NANGSA OBUM

This is an indigenous Tibetan story based on events that occurred around the eleventh century near the town of Gyangtsé, west of Lhasa. Nangsa was a beautiful young woman who wanted to devote herself to the Dharma, but her beauty attracted the attention of the local governor who was seeking a bride for his son. Her parents were in no position to resist the authority of the governor and Nangsa was taken away to become a bride. After seven years she gave birth to a son. One day while she was working with others in the fields two cotton-clad yogis appeared asking for alms. Filled with devotion, Nangsa gave some of the harvests to them.
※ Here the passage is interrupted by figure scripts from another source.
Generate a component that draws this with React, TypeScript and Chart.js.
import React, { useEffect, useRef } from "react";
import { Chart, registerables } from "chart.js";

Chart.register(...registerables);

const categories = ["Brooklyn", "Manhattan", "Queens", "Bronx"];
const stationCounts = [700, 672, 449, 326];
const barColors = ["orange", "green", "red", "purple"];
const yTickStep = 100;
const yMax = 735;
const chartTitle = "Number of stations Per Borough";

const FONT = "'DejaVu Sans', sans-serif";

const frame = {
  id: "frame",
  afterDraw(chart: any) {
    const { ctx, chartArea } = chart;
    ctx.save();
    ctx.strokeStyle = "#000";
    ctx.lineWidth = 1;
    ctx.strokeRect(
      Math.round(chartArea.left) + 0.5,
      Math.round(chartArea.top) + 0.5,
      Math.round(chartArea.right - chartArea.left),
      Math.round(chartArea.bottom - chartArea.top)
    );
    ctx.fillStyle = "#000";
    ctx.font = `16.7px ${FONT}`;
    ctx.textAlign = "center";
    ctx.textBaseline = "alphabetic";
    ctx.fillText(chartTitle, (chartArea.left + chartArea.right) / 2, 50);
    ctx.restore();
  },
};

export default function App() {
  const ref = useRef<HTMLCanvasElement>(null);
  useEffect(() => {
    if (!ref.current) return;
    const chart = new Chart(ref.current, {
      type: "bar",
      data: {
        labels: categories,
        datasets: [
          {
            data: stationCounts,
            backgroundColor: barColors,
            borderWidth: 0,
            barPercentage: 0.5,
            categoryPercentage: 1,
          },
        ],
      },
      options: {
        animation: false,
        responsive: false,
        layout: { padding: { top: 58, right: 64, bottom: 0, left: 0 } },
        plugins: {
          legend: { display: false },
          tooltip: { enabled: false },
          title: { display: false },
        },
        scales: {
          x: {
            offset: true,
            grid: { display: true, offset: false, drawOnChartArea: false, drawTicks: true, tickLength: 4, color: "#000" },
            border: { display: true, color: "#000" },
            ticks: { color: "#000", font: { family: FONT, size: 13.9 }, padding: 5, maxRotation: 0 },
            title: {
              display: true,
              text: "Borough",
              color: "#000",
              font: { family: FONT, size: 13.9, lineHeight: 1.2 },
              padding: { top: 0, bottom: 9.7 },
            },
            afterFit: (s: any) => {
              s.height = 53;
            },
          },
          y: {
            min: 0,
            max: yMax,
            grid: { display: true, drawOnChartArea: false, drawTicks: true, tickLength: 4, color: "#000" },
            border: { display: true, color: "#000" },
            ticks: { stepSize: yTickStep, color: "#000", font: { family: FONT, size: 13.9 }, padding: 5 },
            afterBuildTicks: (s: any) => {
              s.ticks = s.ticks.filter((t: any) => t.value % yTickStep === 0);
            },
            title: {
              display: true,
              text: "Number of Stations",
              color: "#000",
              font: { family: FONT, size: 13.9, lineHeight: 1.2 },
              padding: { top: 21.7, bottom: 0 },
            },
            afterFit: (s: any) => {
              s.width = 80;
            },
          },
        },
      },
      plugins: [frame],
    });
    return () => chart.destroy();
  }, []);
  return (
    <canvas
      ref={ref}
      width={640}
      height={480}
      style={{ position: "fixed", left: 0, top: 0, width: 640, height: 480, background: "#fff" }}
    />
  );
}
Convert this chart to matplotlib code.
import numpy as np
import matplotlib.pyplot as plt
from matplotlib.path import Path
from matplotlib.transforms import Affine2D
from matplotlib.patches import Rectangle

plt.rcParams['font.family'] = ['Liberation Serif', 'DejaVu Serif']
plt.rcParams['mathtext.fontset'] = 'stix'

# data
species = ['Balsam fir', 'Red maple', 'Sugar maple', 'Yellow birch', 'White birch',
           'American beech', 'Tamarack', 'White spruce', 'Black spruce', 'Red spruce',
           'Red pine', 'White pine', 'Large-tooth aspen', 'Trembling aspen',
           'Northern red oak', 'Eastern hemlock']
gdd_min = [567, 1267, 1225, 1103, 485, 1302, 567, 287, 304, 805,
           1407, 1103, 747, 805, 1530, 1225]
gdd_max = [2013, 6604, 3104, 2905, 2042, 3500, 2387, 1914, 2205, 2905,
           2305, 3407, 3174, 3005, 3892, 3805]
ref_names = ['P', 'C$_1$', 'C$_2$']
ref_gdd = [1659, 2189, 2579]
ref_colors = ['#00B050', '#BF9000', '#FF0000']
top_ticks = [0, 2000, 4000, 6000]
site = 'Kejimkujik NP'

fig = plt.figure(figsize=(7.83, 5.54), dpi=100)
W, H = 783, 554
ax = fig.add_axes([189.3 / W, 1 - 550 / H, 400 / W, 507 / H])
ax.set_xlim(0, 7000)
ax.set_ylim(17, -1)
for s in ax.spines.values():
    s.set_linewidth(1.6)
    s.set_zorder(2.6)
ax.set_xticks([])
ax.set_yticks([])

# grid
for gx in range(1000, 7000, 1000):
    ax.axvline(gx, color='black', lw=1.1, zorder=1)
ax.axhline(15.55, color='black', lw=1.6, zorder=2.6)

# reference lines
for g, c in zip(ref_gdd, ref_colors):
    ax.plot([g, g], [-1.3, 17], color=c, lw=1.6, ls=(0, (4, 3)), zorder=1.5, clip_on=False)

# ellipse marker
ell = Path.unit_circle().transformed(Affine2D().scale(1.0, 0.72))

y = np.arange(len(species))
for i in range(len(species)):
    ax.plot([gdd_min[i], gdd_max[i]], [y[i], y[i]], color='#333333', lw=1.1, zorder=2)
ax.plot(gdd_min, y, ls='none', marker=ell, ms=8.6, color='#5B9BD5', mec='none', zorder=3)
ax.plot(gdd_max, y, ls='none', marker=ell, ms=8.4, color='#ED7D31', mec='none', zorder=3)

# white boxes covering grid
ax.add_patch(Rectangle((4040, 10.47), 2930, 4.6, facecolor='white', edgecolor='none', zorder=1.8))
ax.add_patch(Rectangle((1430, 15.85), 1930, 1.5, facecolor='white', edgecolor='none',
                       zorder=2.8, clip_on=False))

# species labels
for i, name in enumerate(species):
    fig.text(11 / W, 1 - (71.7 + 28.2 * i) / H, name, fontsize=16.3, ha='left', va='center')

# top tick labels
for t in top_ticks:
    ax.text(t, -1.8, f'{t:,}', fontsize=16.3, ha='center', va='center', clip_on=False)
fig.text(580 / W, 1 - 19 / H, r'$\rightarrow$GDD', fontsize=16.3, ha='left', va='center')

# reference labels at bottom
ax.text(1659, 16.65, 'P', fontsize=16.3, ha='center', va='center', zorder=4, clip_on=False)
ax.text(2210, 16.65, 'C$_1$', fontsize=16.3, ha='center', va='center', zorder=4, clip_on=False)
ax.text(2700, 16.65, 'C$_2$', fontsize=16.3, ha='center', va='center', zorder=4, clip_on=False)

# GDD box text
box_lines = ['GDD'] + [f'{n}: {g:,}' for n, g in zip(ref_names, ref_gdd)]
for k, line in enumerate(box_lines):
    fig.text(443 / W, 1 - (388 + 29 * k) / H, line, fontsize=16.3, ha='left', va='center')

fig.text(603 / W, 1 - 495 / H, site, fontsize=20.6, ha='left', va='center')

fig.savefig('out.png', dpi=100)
Her husband’s sister, who witnessed this, flew into a rage and beat Nangsa, but then ran to her brother saying that Nangsa had beat her. Nangsa’s husband believed his sister and he too beat his wife. Later a lama, who had manifested as a beggar and his dancing monkey, arrived at the house. Nangsa wanted to give them something and brought them secretly into the house.
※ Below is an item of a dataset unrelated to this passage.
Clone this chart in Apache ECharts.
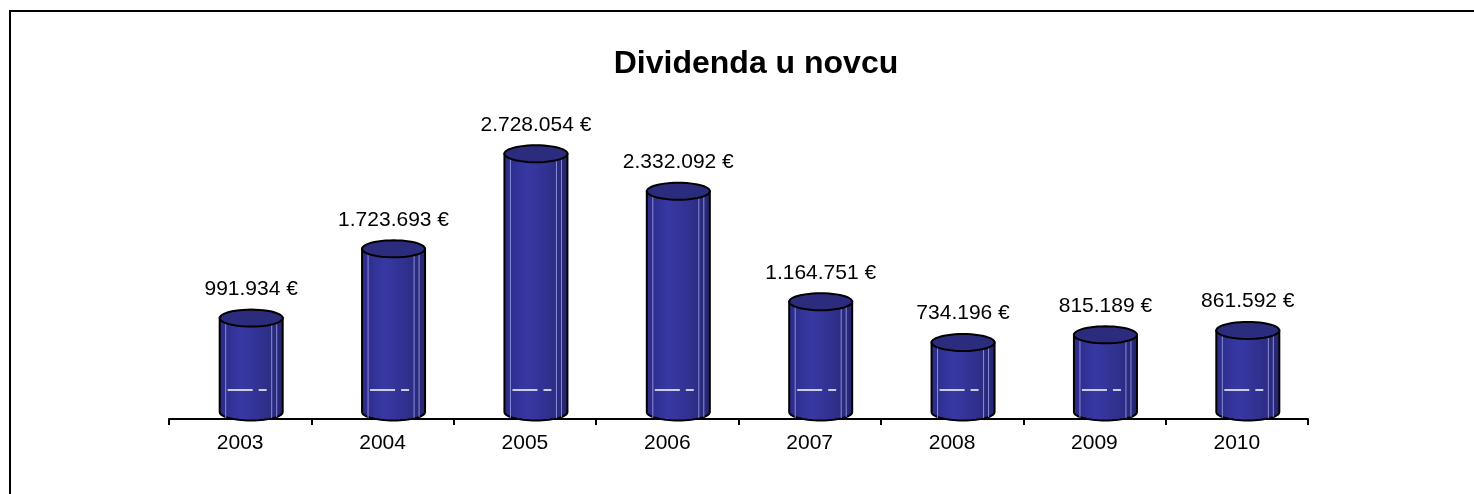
<!DOCTYPE html>
<html>
<head>
<meta charset="utf-8">
<script src="https://cdn.jsdelivr.net/npm/echarts@6/dist/echarts.min.js"></script>
<style>
html,body{margin:0;padding:0;background:#fff;}
#chart{width:1474px;height:494px;}
</style>
</head>
<body>
<div id="chart"></div>
<script>
var categories = ['2003','2004','2005','2006','2007','2008','2009','2010'];
var dividends = [991934, 1723693, 2728054, 2332092, 1164751, 734196, 815189, 861592];
var titleText = 'Dividenda u novcu';

function fmt(v){
  return String(v).replace(/\B(?=(\d{3})+(?!\d))/g, '.') + ' €';
}

var FONT = '"Liberation Sans", Arial, sans-serif';
var BAR_W = 63, RY = 8.5, OFFSET_X = 11, DEPTH_Y = 7;

function ellipsePts(cx, cy, rx, ry, a0, a1, n){
  var pts = [];
  for (var i = 0; i <= n; i++){
    var a = a0 + (a1 - a0) * i / n;
    pts.push([cx + rx * Math.cos(a), cy + ry * Math.sin(a)]);
  }
  return pts;
}

function renderItem(params, api){
  var idx = api.value(0);
  var val = api.value(1);
  var top = api.coord([idx, val]);
  var base = api.coord([idx, 0]);
  var cx = top[0] + OFFSET_X;
  var ty = top[1] - DEPTH_Y, by = base[1] - DEPTH_Y;
  var rx = BAR_W / 2;
  var L = cx - rx, R = cx + rx;
  var bottom = [];
  for (var i = 0; i <= 30; i++){
    var a = Math.PI - Math.PI * i / 30;
    bottom.push([cx + rx * Math.cos(a), by + RY * Math.sin(a)]);
  }
  var bodyPts = [[L, ty]].concat(bottom).concat([[R, ty]]);
  var topPts = ellipsePts(cx, ty, rx, RY, 0, Math.PI * 2, 48);
  var grad = new echarts.graphic.LinearGradient(0, 0, 1, 0, [
    {offset: 0, color: '#2a2a86'},
    {offset: 0.35, color: '#3838a4'},
    {offset: 0.7, color: '#30308e'},
    {offset: 1, color: '#25256e'}
  ]);
  var children = [
    {type: 'polygon', shape: {points: bodyPts}, style: {fill: grad, stroke: '#000', lineWidth: 2}},
    {type: 'line', shape: {x1: L + 6, y1: ty + 4, x2: L + 6, y2: by + 6}, style: {stroke: '#8c8cda', lineWidth: 1}},
    {type: 'line', shape: {x1: L + 52, y1: ty + 6, x2: L + 52, y2: by + 6}, style: {stroke: '#8c8cda', lineWidth: 1}},
    {type: 'line', shape: {x1: L + 57, y1: ty + 5, x2: L + 57, y2: by + 5}, style: {stroke: '#8c8cda', lineWidth: 1}},
    {type: 'line', shape: {x1: L + 8, y1: by - 22, x2: L + 33, y2: by - 22}, style: {stroke: '#ffffff', lineWidth: 1.5}},
    {type: 'line', shape: {x1: L + 39, y1: by - 22, x2: L + 47, y2: by - 22}, style: {stroke: '#ffffff', lineWidth: 1.5}},
    {type: 'polygon', shape: {points: topPts}, style: {fill: '#2c2c7e', stroke: '#000', lineWidth: 2}},
    {type: 'text', style: {text: fmt(val), x: cx, y: ty - 29, align: 'center', verticalAlign: 'middle',
      fontSize: 21, fontFamily: FONT, fill: '#000'}}
  ];
  return {type: 'group', children: children};
}

var chart = echarts.init(document.getElementById('chart'), null, {renderer: 'canvas'});
chart.setOption({
  animation: false,
  backgroundColor: '#ffffff',
  title: {
    text: titleText,
    left: 751,
    top: 43,
    textAlign: 'center',
    textStyle: {fontSize: 32, fontWeight: 'bold', fontFamily: FONT, color: '#000'}
  },
  graphic: [{
    type: 'rect', silent: true, z: 100,
    shape: {x: 10, y: 11, width: 1500, height: 500},
    style: {fill: 'none', stroke: '#000', lineWidth: 2}
  }],
  grid: {left: 169, right: 166, top: 135, bottom: 75},
  xAxis: {
    type: 'category',
    data: categories,
    z: 1,
    axisLine: {lineStyle: {color: '#000', width: 2}},
    axisTick: {show: true, length: 6, lineStyle: {color: '#000', width: 2}},
    axisLabel: {color: '#000', fontSize: 21, fontFamily: FONT, margin: 14}
  },
  yAxis: {
    type: 'value', min: 0, max: 3000000,
    show: false,
    splitLine: {show: false}
  },
  series: [{
    type: 'custom',
    renderItem: renderItem,
    clip: false,
    z: 3,
    data: dividends.map(function(v, i){ return [i, v]; })
  }]
});
</script>
</body>
</html>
Nangsa-Obum - Tibetan Institute of Performing Arts

This was discovered by her husband, who beat her again and took away her little son. The pain and grief were too much for Nangsa and that night she died. Filled with remorse, her husband placed her body on the mountain top. There her consciousness wandered off into the intermediate state, where she came into the presence of the Lord of Death. He saw that Nangsa was no ordinary woman and told her that she should return to her life and do good in the world.

Nangsa returns to life and, entreated by her repentant family and her son, takes up her place again in the family. She teaches the Dharma and involves herself in worldly life. Yet she becomes discouraged by the lack of response to her teachings and by having no time to devote herself to the Dharma. Seeing her sadness, her husband sends her to her parents, hoping to wean her away from the religious life.

Back with her parents, she still yearns for the religious life, much to their annoyance. After one particular incident when Nangsa starts weaving in the courtyard and singing beautiful allegorical songs using the parts of the loom as metaphors for the Dharma, her mother becomes enraged and throws her out of the house. That evening she leaves the house and finally arrives at the monastery of the lama who had previously manifested as the beggar and the monkey. After a series of tests, she is taken in by the lama to become his disciple, and after a few months of meditation, she gained realizations.

Sometime later her husband and his army arrive at the monastery to take her back. They attack and scatter the monks. Fearful that her lama would kill, Nangsa rises into the air and shows her powerful supernatural form. Her husband and his army are cowed. They repent their ways, her son takes over the kingdom, and Nangsa is free to continue her spiritual journey.

This story is considered to be based on actual events, and the text of this volume mentions that while Nangsa was at the monastery she meditated in a cave and that imprints of her cloak and can still be seen on its walls “like impressions made in butter.” Nangsa is often cited as an example of the phenomenon of a death returner (’das log), one who returns to life after death. Many accounts of death-returners are to be found in Tibetan literature, but Nangsa is the only one to have been made into an Opera.